=== Brief ===
Reproduce the listing below exactly, minus its pictures.

=== Source material ===
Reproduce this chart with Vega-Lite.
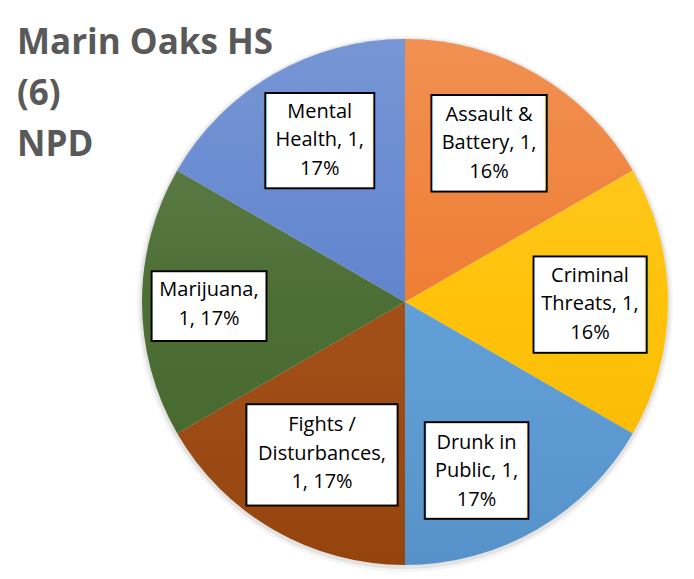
{
  "$schema": "https://vega.github.io/schema/vega-lite/v6.json",
  "width": 526,
  "height": 526,
  "autosize": {"type": "none"},
  "padding": {"left": 142, "top": 39, "right": 26, "bottom": 14},
  "background": "white",
  "config": {"view": {"stroke": null}},
  "title": {
    "text": ["Marin Oaks HS", "(6)", "NPD"],
    "anchor": "start",
    "frame": "group",
    "orient": "top",
    "baseline": "top",
    "offset": -126.5,
    "dx": -125,
    "font": "Open Sans",
    "fontSize": 35,
    "fontWeight": "bold",
    "color": "#595959",
    "lineHeight": 51
  },
  "data": {
    "values": [
      {"category": "Assault & Battery", "count": 1, "label": ["Assault &", "Battery, 1,", "16%"]},
      {"category": "Criminal Threats", "count": 1, "label": ["Criminal", "Threats, 1,", "16%"]},
      {"category": "Drunk in Public", "count": 1, "label": ["Drunk in", "Public, 1,", "17%"]},
      {"category": "Fights / Disturbances", "count": 1, "label": ["Fights /", "Disturbances,", "1, 17%"]},
      {"category": "Marijuana", "count": 1, "label": ["Marijuana,", "1, 17%"]},
      {"category": "Mental Health", "count": 1, "label": ["Mental", "Health, 1,", "17%"]}
    ]
  },
  "layer": [
    {
      "mark": {"type": "arc", "outerRadius": 268, "yOffset": 2, "color": "#000000", "opacity": 0.04},
      "encoding": {"theta": {"aggregate": "sum", "field": "count", "type": "quantitative"}}
    },
    {
      "mark": {"type": "arc", "outerRadius": 265.5, "yOffset": 1.5, "color": "#000000", "opacity": 0.07},
      "encoding": {"theta": {"aggregate": "sum", "field": "count", "type": "quantitative"}}
    },
    {
      "mark": {"type": "arc", "outerRadius": 263},
      "encoding": {
        "theta": {"field": "count", "type": "quantitative", "stack": true},
        "order": {"field": "category", "type": "ordinal", "sort": "ascending"},
        "color": {
          "field": "category",
          "type": "nominal",
          "legend": null,
          "scale": {
            "domain": ["Assault & Battery", "Criminal Threats", "Drunk in Public", "Fights / Disturbances", "Marijuana", "Mental Health"],
            "range": ["#EE782C", "#FFC000", "#5B9BD5", "#9E480E", "#45692D", "#5A7FCC"]
          }
        }
      }
    },
    {
      "mark": {
        "type": "arc",
        "outerRadius": 263,
        "color": {
          "gradient": "linear",
          "x1": 0, "y1": 0, "x2": 0, "y2": 1,
          "stops": [
            {"offset": 0, "color": "rgba(255,255,255,0.18)"},
            {"offset": 0.5, "color": "rgba(255,255,255,0.04)"},
            {"offset": 1, "color": "rgba(0,0,0,0.06)"}
          ]
        }
      },
      "encoding": {"theta": {"aggregate": "sum", "field": "count", "type": "quantitative"}}
    },
    {
      "mark": {
        "type": "text",
        "font": "DejaVu Sans",
        "align": "center",
        "baseline": "middle",
        "color": "#000000",
        "stroke": "#000000",
        "strokeJoin": "miter",
        "strokeMiterLimit": 10,
        "radius": {"expr": "datum.category === 'Assault & Battery' ? 180 : datum.category === 'Criminal Threats' ? 185 : datum.category === 'Drunk in Public' ? 184 : datum.category === 'Fights / Disturbances' ? 173 : datum.category === 'Marijuana' ? 196 : 182.5"},
        "dx": {"expr": "datum.category === 'Assault & Battery' ? -6 : datum.category === 'Drunk in Public' ? -20.5 : datum.category === 'Fights / Disturbances' ? 3.5 : datum.category === 'Mental Health' ? 6 : 0"},
        "dy": {"expr": "datum.category === 'Assault & Battery' ? -3 : datum.category === 'Criminal Threats' ? 2 : datum.category === 'Drunk in Public' ? 10 : datum.category === 'Fights / Disturbances' ? 2 : datum.category === 'Marijuana' ? 2.5 : -3.5"},
        "fontSize": {"expr": "datum.category === 'Assault & Battery' ? 22.4 : datum.category === 'Criminal Threats' ? 20 : datum.category === 'Drunk in Public' ? 8.2 : datum.category === 'Fights / Disturbances' ? 60 : datum.category === 'Marijuana' ? 54.1 : 16.5"},
        "strokeWidth": {"expr": "datum.category === 'Assault & Battery' ? 97 : datum.category === 'Criminal Threats' ? 97 : datum.category === 'Drunk in Public' ? 98 : datum.category === 'Fights / Disturbances' ? 99 : datum.category === 'Marijuana' ? 68 : 96"}
      },
      "encoding": {
        "theta": {"field": "count", "type": "quantitative", "stack": true},
        "order": {"field": "category", "type": "ordinal", "sort": "ascending"},
        "text": {"value": "—"}
      }
    },
    {
      "mark": {
        "type": "text",
        "font": "DejaVu Sans",
        "align": "center",
        "baseline": "middle",
        "color": "#ffffff",
        "stroke": "#ffffff",
        "strokeJoin": "miter",
        "strokeMiterLimit": 10,
        "radius": {"expr": "datum.category === 'Assault & Battery' ? 180 : datum.category === 'Criminal Threats' ? 185 : datum.category === 'Drunk in Public' ? 184 : datum.category === 'Fights / Disturbances' ? 173 : datum.category === 'Marijuana' ? 196 : 182.5"},
        "dx": {"expr": "datum.category === 'Assault & Battery' ? -6 : datum.category === 'Drunk in Public' ? -20.5 : datum.category === 'Fights / Disturbances' ? 3.5 : datum.category === 'Mental Health' ? 6 : 0"},
        "dy": {"expr": "datum.category === 'Assault & Battery' ? -3 : datum.category === 'Criminal Threats' ? 2 : datum.category === 'Drunk in Public' ? 10 : datum.category === 'Fights / Disturbances' ? 2 : datum.category === 'Marijuana' ? 2.5 : -3.5"},
        "fontSize": {"expr": "datum.category === 'Assault & Battery' ? 22.4 : datum.category === 'Criminal Threats' ? 20 : datum.category === 'Drunk in Public' ? 8.2 : datum.category === 'Fights / Disturbances' ? 60 : datum.category === 'Marijuana' ? 54.1 : 16.5"},
        "strokeWidth": {"expr": "datum.category === 'Assault & Battery' ? 93 : datum.category === 'Criminal Threats' ? 93 : datum.category === 'Drunk in Public' ? 94 : datum.category === 'Fights / Disturbances' ? 95 : datum.category === 'Marijuana' ? 64 : 92"}
      },
      "encoding": {
        "theta": {"field": "count", "type": "quantitative", "stack": true},
        "order": {"field": "category", "type": "ordinal", "sort": "ascending"},
        "text": {"value": "—"}
      }
    },
    {
      "mark": {
        "type": "text",
        "font": "Open Sans",
        "fontSize": 20,
        "lineHeight": 28.5,
        "align": "center",
        "baseline": "middle",
        "color": "#000000",
        "radius": {"expr": "datum.category === 'Assault & Battery' ? 180 : datum.category === 'Criminal Threats' ? 185 : datum.category === 'Drunk in Public' ? 184 : datum.category === 'Fights / Disturbances' ? 173 : datum.category === 'Marijuana' ? 196 : 182.5"},
        "dx": {"expr": "datum.category === 'Assault & Battery' ? -6 : datum.category === 'Drunk in Public' ? -20.5 : datum.category === 'Fights / Disturbances' ? 3.5 : datum.category === 'Mental Health' ? 6 : 0"},
        "dy": {"expr": "datum.category === 'Assault & Battery' ? -31.5 : datum.category === 'Criminal Threats' ? -26.5 : datum.category === 'Drunk in Public' ? -18.5 : datum.category === 'Fights / Disturbances' ? -26.5 : datum.category === 'Marijuana' ? -11.75 : -32"}
      },
      "encoding": {
        "theta": {"field": "count", "type": "quantitative", "stack": true},
        "order": {"field": "category", "type": "ordinal", "sort": "ascending"},
        "text": {"field": "label", "type": "nominal"}
      }
    }
  ]
}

=== Response below ===
Reproduce this chart with Vega-Lite.
{
  "$schema": "https://vega.github.io/schema/vega-lite/v6.json",
  "width": 526,
  "height": 526,
  "autosize": {"type": "none"},
  "padding": {"left": 142, "top": 39, "right": 26, "bottom": 14},
  "background": "white",
  "config": {"view": {"stroke": null}},
  "title": {
    "text": ["Marin Oaks HS", "(6)", "NPD"],
    "anchor": "start",
    "frame": "group",
    "orient": "top",
    "baseline": "top",
    "offset": -126.5,
    "dx": -125,
    "font": "Open Sans",
    "fontSize": 35,
    "fontWeight": "bold",
    "color": "#595959",
    "lineHeight": 51
  },
  "data": {
    "values": [
      {"category": "Assault & Battery", "count": 1, "label": ["Assault &", "Battery, 1,", "16%"]},
      {"category": "Criminal Threats", "count": 1, "label": ["Criminal", "Threats, 1,", "16%"]},
      {"category": "Drunk in Public", "count": 1, "label": ["Drunk in", "Public, 1,", "17%"]},
      {"category": "Fights / Disturbances", "count": 1, "label": ["Fights /", "Disturbances,", "1, 17%"]},
      {"category": "Marijuana", "count": 1, "label": ["Marijuana,", "1, 17%"]},
      {"category": "Mental Health", "count": 1, "label": ["Mental", "Health, 1,", "17%"]}
    ]
  },
  "layer": [
    {
      "mark": {"type": "arc", "outerRadius": 268, "yOffset": 2, "color": "#000000", "opacity": 0.04},
      "encoding": {"theta": {"aggregate": "sum", "field": "count", "type": "quantitative"}}
    },
    {
      "mark": {"type": "arc", "outerRadius": 265.5, "yOffset": 1.5, "color": "#000000", "opacity": 0.07},
      "encoding": {"theta": {"aggregate": "sum", "field": "count", "type": "quantitative"}}
    },
    {
      "mark": {"type": "arc", "outerRadius": 263},
      "encoding": {
        "theta": {"field": "count", "type": "quantitative", "stack": true},
        "order": {"field": "category", "type": "ordinal", "sort": "ascending"},
        "color": {
          "field": "category",
          "type": "nominal",
          "legend": null,
          "scale": {
            "domain": ["Assault & Battery", "Criminal Threats", "Drunk in Public", "Fights / Disturbances", "Marijuana", "Mental Health"],
            "range": ["#EE782C", "#FFC000", "#5B9BD5", "#9E480E", "#45692D", "#5A7FCC"]
          }
        }
      }
    },
    {
      "mark": {
        "type": "arc",
        "outerRadius": 263,
        "color": {
          "gradient": "linear",
          "x1": 0, "y1": 0, "x2": 0, "y2": 1,
          "stops": [
            {"offset": 0, "color": "rgba(255,255,255,0.18)"},
            {"offset": 0.5, "color": "rgba(255,255,255,0.04)"},
            {"offset": 1, "color": "rgba(0,0,0,0.06)"}
          ]
        }
      },
      "encoding": {"theta": {"aggregate": "sum", "field": "count", "type": "quantitative"}}
    },
    {
      "mark": {
        "type": "text",
        "font": "DejaVu Sans",
        "align": "center",
        "baseline": "middle",
        "color": "#000000",
        "stroke": "#000000",
        "strokeJoin": "miter",
        "strokeMiterLimit": 10,
        "radius": {"expr": "datum.category === 'Assault & Battery' ? 180 : datum.category === 'Criminal Threats' ? 185 : datum.category === 'Drunk in Public' ? 184 : datum.category === 'Fights / Disturbances' ? 173 : datum.category === 'Marijuana' ? 196 : 182.5"},
        "dx": {"expr": "datum.category === 'Assault & Battery' ? -6 : datum.category === 'Drunk in Public' ? -20.5 : datum.category === 'Fights / Disturbances' ? 3.5 : datum.category === 'Mental Health' ? 6 : 0"},
        "dy": {"expr": "datum.category === 'Assault & Battery' ? -3 : datum.category === 'Criminal Threats' ? 2 : datum.category === 'Drunk in Public' ? 10 : datum.category === 'Fights / Disturbances' ? 2 : datum.category === 'Marijuana' ? 2.5 : -3.5"},
        "fontSize": {"expr": "datum.category === 'Assault & Battery' ? 22.4 : datum.category === 'Criminal Threats' ? 20 : datum.category === 'Drunk in Public' ? 8.2 : datum.category === 'Fights / Disturbances' ? 60 : datum.category === 'Marijuana' ? 54.1 : 16.5"},
        "strokeWidth": {"expr": "datum.category === 'Assault & Battery' ? 97 : datum.category === 'Criminal Threats' ? 97 : datum.category === 'Drunk in Public' ? 98 : datum.category === 'Fights / Disturbances' ? 99 : datum.category === 'Marijuana' ? 68 : 96"}
      },
      "encoding": {
        "theta": {"field": "count", "type": "quantitative", "stack": true},
        "order": {"field": "category", "type": "ordinal", "sort": "ascending"},
        "text": {"value": "—"}
      }
    },
    {
      "mark": {
        "type": "text",
        "font": "DejaVu Sans",
        "align": "center",
        "baseline": "middle",
        "color": "#ffffff",
        "stroke": "#ffffff",
        "strokeJoin": "miter",
        "strokeMiterLimit": 10,
        "radius": {"expr": "datum.category === 'Assault & Battery' ? 180 : datum.category === 'Criminal Threats' ? 185 : datum.category === 'Drunk in Public' ? 184 : datum.category === 'Fights / Disturbances' ? 173 : datum.category === 'Marijuana' ? 196 : 182.5"},
        "dx": {"expr": "datum.category === 'Assault & Battery' ? -6 : datum.category === 'Drunk in Public' ? -20.5 : datum.category === 'Fights / Disturbances' ? 3.5 : datum.category === 'Mental Health' ? 6 : 0"},
        "dy": {"expr": "datum.category === 'Assault & Battery' ? -3 : datum.category === 'Criminal Threats' ? 2 : datum.category === 'Drunk in Public' ? 10 : datum.category === 'Fights / Disturbances' ? 2 : datum.category === 'Marijuana' ? 2.5 : -3.5"},
        "fontSize": {"expr": "datum.category === 'Assault & Battery' ? 22.4 : datum.category === 'Criminal Threats' ? 20 : datum.category === 'Drunk in Public' ? 8.2 : datum.category === 'Fights / Disturbances' ? 60 : datum.category === 'Marijuana' ? 54.1 : 16.5"},
        "strokeWidth": {"expr": "datum.category === 'Assault & Battery' ? 93 : datum.category === 'Criminal Threats' ? 93 : datum.category === 'Drunk in Public' ? 94 : datum.category === 'Fights / Disturbances' ? 95 : datum.category === 'Marijuana' ? 64 : 92"}
      },
      "encoding": {
        "theta": {"field": "count", "type": "quantitative", "stack": true},
        "order": {"field": "category", "type": "ordinal", "sort": "ascending"},
        "text": {"value": "—"}
      }
    },
    {
      "mark": {
        "type": "text",
        "font": "Open Sans",
        "fontSize": 20,
        "lineHeight": 28.5,
        "align": "center",
        "baseline": "middle",
        "color": "#000000",
        "radius": {"expr": "datum.category === 'Assault & Battery' ? 180 : datum.category === 'Criminal Threats' ? 185 : datum.category === 'Drunk in Public' ? 184 : datum.category === 'Fights / Disturbances' ? 173 : datum.category === 'Marijuana' ? 196 : 182.5"},
        "dx": {"expr": "datum.category === 'Assault & Battery' ? -6 : datum.category === 'Drunk in Public' ? -20.5 : datum.category === 'Fights / Disturbances' ? 3.5 : datum.category === 'Mental Health' ? 6 : 0"},
        "dy": {"expr": "datum.category === 'Assault & Battery' ? -31.5 : datum.category === 'Criminal Threats' ? -26.5 : datum.category === 'Drunk in Public' ? -18.5 : datum.category === 'Fights / Disturbances' ? -26.5 : datum.category === 'Marijuana' ? -11.75 : -32"}
      },
      "encoding": {
        "theta": {"field": "count", "type": "quantitative", "stack": true},
        "order": {"field": "category", "type": "ordinal", "sort": "ascending"},
        "text": {"field": "label", "type": "nominal"}
      }
    }
  ]
}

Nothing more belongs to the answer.